AAR files support the following:

  • Coalesce any number of files into a single archive (AAR) - up to 2^63 bytes
  • Automatic re-inflation on extraction
  • Parallel compression and decompression, which drastically improves compression and decompression times on multi-CPU machines
  • Extraction of individual files from an AAR and transmission to a client without intermediate decompression
  • Table of contents can be extracted and stored locally
  • Archives can be split and merged to create derivate archives without additional decompression/recompression steps.
Arcitecta Archive

Figure 1: Arcitecta Archive (AAR) file supports parallel compression and decompression

AAR detects errors at the partial file level, enabling recovery of parts of an archive (non-corrupt files, or non-corrupt segments of files) in the event that part of the archive has become corrupted by the storage system(s).

Archive formats including ZIP, TAR.GZ and ISO images are also supported.

Parallel I/O

Mediaflux Desktop utilises parallel I/O for transmitting data to the Mediaflux server. This works for both direct file transmission, and/or streaming the output for on-the-fly archive generation.

Parallel I/O increases performance for wider area network transmission, and also improves performance for local area network transmission by ensuring the network is fully utilised. The parallel I/O system can be configured to specify the number of concurrent packet transmissions.

During upload to the server, data can be transmitted and arrive out of sequence - it is properly ordered within Mediaflux before passing to the service to receive/process the data.

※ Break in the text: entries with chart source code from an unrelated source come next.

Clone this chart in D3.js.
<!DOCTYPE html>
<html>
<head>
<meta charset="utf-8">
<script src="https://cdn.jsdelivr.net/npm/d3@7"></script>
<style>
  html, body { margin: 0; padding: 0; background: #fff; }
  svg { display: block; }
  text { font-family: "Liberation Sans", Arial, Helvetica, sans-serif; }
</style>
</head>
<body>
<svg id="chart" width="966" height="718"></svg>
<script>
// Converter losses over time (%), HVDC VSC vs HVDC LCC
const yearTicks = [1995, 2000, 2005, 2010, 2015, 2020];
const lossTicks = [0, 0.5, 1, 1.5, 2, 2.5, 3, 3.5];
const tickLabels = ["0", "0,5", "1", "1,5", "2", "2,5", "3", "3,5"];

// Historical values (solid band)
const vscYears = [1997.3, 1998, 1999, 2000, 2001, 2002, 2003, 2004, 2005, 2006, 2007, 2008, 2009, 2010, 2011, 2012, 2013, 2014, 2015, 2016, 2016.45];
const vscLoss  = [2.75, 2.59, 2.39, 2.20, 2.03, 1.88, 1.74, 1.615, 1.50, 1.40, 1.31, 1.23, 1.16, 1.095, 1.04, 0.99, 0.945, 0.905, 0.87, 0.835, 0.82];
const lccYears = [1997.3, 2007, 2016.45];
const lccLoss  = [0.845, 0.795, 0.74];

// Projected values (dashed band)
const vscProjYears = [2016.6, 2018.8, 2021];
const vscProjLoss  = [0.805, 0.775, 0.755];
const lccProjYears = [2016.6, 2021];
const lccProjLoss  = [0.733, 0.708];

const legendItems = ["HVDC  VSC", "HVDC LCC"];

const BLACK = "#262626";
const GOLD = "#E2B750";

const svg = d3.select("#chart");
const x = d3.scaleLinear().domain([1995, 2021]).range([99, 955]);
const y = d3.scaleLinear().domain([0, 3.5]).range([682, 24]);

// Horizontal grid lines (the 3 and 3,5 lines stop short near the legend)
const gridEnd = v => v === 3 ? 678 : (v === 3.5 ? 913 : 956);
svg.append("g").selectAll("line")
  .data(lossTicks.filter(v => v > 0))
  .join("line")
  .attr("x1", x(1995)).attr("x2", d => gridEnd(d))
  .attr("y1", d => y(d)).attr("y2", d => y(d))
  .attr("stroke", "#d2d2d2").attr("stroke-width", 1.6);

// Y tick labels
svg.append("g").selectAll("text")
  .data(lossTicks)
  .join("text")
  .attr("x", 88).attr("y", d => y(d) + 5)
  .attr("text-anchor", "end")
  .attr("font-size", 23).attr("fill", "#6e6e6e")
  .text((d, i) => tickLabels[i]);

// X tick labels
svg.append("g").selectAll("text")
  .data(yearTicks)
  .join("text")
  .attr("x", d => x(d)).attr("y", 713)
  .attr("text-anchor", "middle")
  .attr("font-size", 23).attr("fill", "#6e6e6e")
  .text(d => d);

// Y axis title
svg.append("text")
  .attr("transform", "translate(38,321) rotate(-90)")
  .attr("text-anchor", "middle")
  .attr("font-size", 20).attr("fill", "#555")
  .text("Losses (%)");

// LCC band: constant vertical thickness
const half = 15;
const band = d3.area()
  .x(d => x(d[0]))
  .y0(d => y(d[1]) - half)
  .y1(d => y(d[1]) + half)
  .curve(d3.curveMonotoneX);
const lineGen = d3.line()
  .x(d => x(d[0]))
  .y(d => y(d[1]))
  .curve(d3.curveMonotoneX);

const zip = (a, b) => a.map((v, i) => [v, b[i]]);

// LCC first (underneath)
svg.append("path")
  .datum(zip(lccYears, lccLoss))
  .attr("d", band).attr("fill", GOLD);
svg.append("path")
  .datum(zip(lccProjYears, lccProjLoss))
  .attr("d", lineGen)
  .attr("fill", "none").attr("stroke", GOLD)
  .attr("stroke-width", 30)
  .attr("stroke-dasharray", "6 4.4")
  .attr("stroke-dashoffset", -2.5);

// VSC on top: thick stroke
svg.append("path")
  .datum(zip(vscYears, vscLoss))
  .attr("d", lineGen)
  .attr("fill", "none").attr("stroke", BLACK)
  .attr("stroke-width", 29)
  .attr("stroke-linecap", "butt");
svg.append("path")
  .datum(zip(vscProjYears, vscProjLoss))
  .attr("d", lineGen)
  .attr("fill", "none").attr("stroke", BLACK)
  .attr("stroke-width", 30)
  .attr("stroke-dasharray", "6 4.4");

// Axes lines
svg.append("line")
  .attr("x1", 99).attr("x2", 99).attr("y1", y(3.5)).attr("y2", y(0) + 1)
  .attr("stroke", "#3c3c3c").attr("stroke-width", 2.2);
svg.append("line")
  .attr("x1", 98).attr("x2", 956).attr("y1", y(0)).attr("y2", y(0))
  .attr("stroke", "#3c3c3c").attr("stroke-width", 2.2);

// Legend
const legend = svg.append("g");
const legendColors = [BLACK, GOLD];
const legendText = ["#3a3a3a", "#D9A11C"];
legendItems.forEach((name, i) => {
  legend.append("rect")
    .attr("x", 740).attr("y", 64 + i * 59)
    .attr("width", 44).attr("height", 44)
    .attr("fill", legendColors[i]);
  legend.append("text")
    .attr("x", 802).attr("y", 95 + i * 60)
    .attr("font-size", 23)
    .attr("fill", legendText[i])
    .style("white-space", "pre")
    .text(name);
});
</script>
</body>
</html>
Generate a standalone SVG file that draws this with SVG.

Hierarchical Storage Management

Hierarchical storage management (HSM) offers a tiered virtual storage environment, allowing data to be automatically directed to the most cost effective storage tier. Mediaflux has the following capabilities in conjunction with third party HSM:

  • Reporting in which tier particular data is located
  • Explicitly migrating data from one tier to another.

These capabilities can be used with queries to allow metadata to drive HSM migration. For example, a query that utilises geospatial and other metadata might be constructed to migrate all data relating to a particular geospatial area for a project to high speed disk.

When migrating a file on-line, the entire file or specific byte ranges may be migrated.

Putting it All Together

These features can be used in combination to streamline the ingestion of data as illustrated below.

Optimised Ingest

Figure 2: Example optimised ingest storage workflow

The ingest process is as follows:

  1. The file system compiler bundles files into archives. The user simply drags and drops a directory
  2. The file system compiler packages data into one or more archives at the specified compression level
  3. The file system compiler transmits the data to the server using parallel I/O
  4. The server optionally extracts the table of contents from the archive and stores it in the database for later browsing
  5. The data is committed to storage - the data is cached on the HSM disk as it arrives from the client, ensuring no extra copy overhead is incurred.
Optimised Egest

Figure 3. Example optimised egest storage workflow

The egest process is as follows:

  1. A user or application searches for data using a query. The content of the archive can be browsed using the on-line table of contents, without retrieving the data from the HSM
  2. The user requests specific files from within the archive
  3. The server requests the requisite byte ranges for those files from the storage system - HSM in this case
  4. The files are extracted (without decompressing) from the archive and transmitted to the client
  5. The data is re-inflated as it arrives at the network boundary of the client computer.